Officials in Jerusalem and Washington are in advanced talks to arrange a visit by US President Donald Trump to Israel in May, an Israeli official said Wednesday in what would be Trump’s first ever visit to Israel.
The official confirmed talks were ongoing, but said no date had yet been set.
Israel Radio said the talks had been going on for several weeks and that a US delegation to prepare for the visit was set to arrive in Israel on Thursday. A senior diplomatic official told the radio that the chances of Trump coming to Israel were at 80 percent.
Trump, whose first scheduled foreign trip as president is a visit to Brussels next month, is looking to expand on that by arriving in Israel on May 21 or in the days after, Hebrew media reports said.
If Trump were to visit on those dates it would coincide with Israel’s celebration of the 50th anniversary of the reunification of Jerusalem in the 1967 Six Day War, which falls this year on the eve of May 23 and the day of the 24th.
It also coincides with an important decision Trump will have to make on whether to move the US Embassy from Tel Aviv to Jerusalem as he promised in his election campaign.
During his election campaign Trump vowed that if victorious he would relocate the US Embassy to Jerusalem, a highly symbolic move valued by Israel as confirmation of the city as its capital, but strongly opposed by Palestinians and the Arab world which want East Jerusalem as the capital of a future Palestinian state.
However, following meetings with Arab leaders, Trump has appeared to back away from the move, saying only that he was still considering it.
At the end of last year, former president Barack Obama signed a waiver to prevent moving the embassy to Jerusalem. It was the eighth time that Obama signed the waiver, which must be renewed every six months. This latest waiver expires at the end of May.
Congress passed a law in 1995 mandating the move of the embassy to Jerusalem, but allowed the president to exercise a waiver, citing the national security interests of the United States. Obama’s predecessors George W. Bush and Bill Clinton also signed such waivers.
David Friedman, Trump’s designated US ambassador to Israel, is also a strong supporter of the move, saying in December following the announcement of his nomination that he was eager to begin working from “the US Embassy in Israel’s eternal capital, Jerusalem.”
Numerous members of Israel’s governing coalition have hailed the planned embassy move, with Prime Minister Benjamin Netanyahu saying in December that it would be “great.”

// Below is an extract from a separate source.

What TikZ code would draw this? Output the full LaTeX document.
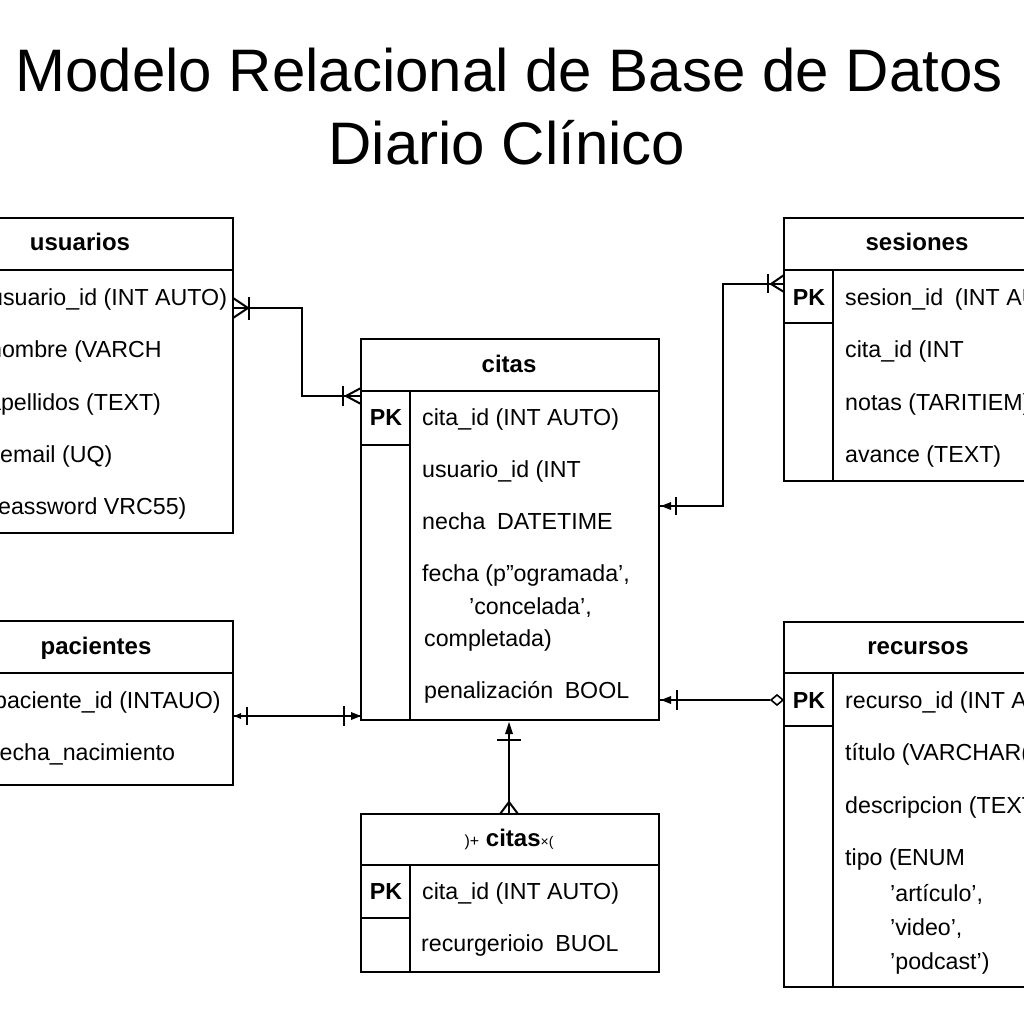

However, the Palestinians have come out sharply against it. Palestinian Authority President Mahmoud Abbas said that moving the embassy would “destroy the prospects of any political process,” and a spokesman for his Fatah party said it would “open the gates of hell in the region and in the whole world.”
In March, Representative Ron DeSantis, a Republican of Florida who led a small fact-finding mission to investigate the logistics of moving the embassy, speculated that Trump could make the announcement of the move on Jerusalem Day.
“Knowing the president — he’s been a man of his word — I don’t think that he’s going to, in the same month that people here in Jerusalem are celebrating the 50th anniversary of Jerusalem Day, sign the waiver. I would bet that he would not do that and that he would announce that the embassy is going to be moving,” DeSantis said during his visit.
Trump has never visited Israel before.
Last May, during his election campaign, Trump said he planned to visit Israel before the November 18 elections, but the visit never happened.
The-then presumptive GOP nominee backed out of a visit to Israel in December 2016, in which a controversial meeting was scheduled with Prime Minister Benjamin Netanyahu.
At the time of the cancellation, Trump was under heavy criticism for rolling out his proposal to temporarily ban Muslims from entering the US, following deadly terror attacks in Paris and California.
The US president is planning to attend a summit of NATO member country leaders in Brussels on May 25.
The last serving US president to visit Israel was Obama who came to Jerusalem for just a few hours to attend the funeral of former Israeli president Shimon Peres last September. He previously made an official visit to Israel in March 2013.
Trump and Netanyahu last met in Washington in February.